Here is some example of noisy images

 plt.figure(figsize=(20, 2))
 for i in range(1, 5 + 1):
     ax = plt.subplot(1, 5, i)
     plt.imshow(x_test_noisy[i].reshape(28, 28))
     plt.gray()
     ax.get_xaxis().set_visible(False)
     ax.get_yaxis().set_visible(False)
 plt.show()

You can see that we barely identify digits, intentionally introducing more noise so as to check up to what extent autoencoder can recover the image.

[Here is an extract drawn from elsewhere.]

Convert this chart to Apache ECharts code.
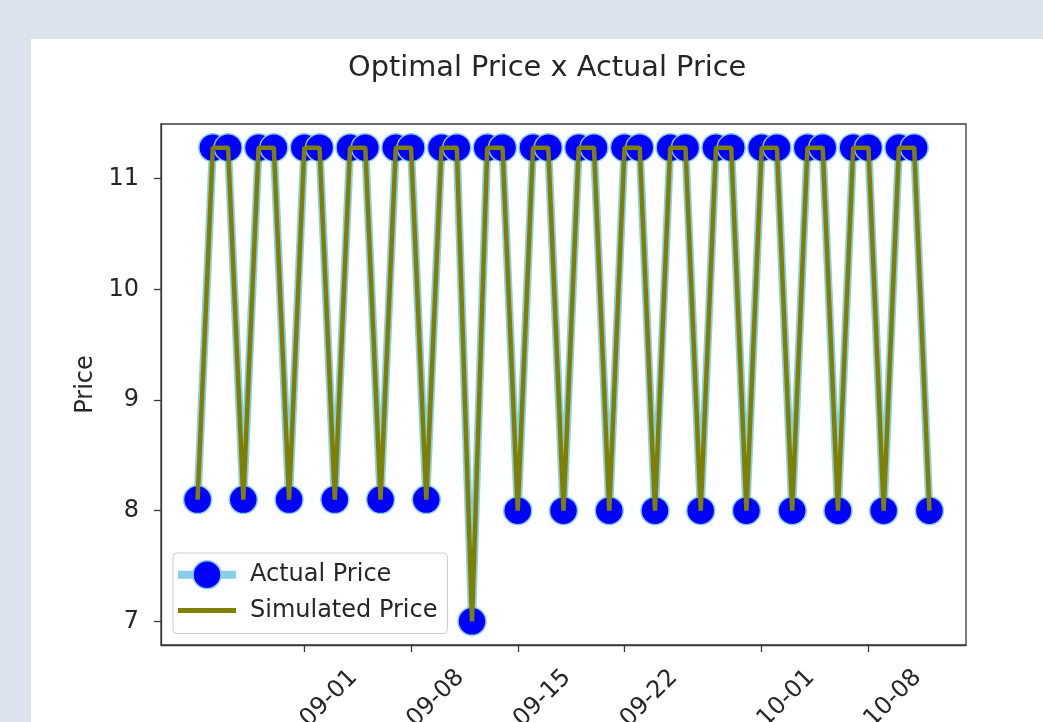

Modify the layers of the above-defined model, such as increase the filter so that model can perform at best and fit the model

 model.fit(x_train_noisy, x_train,
                 epochs=15,
                 batch_size=128,
                 validation_data=(x_test_noisy, x_test))
 pred = model.predict(x_test_noisy)

Plot function

 plt.figure(figsize=(20, 4))
 for i in range(5):
     # Display original
     ax = plt.subplot(2, 5, i + 1)
     plt.imshow(x_test_noisy[i].reshape(28, 28))
     plt.gray()
     ax.get_xaxis().set_visible(False)
     ax.get_yaxis().set_visible(False)
     # Display reconstruction
     ax = plt.subplot(2, 5, i + 1 + 5)
     plt.imshow(pred[i].reshape(28, 28))
     plt.gray()
     ax.get_xaxis().set_visible(False)
     ax.get_yaxis().set_visible(False)
 plt.show()

Endnotes:

We have seen the structure of autoencoders and practically realised some basic autoencoders. There is a wide range of applications of autoencoders such as Dimensionality reduction image compression, a recommendation system and so on. Here we have trained our model for a few epochs; by increasing the epochs, we can boost the performance and also by increasing the dimension of our network.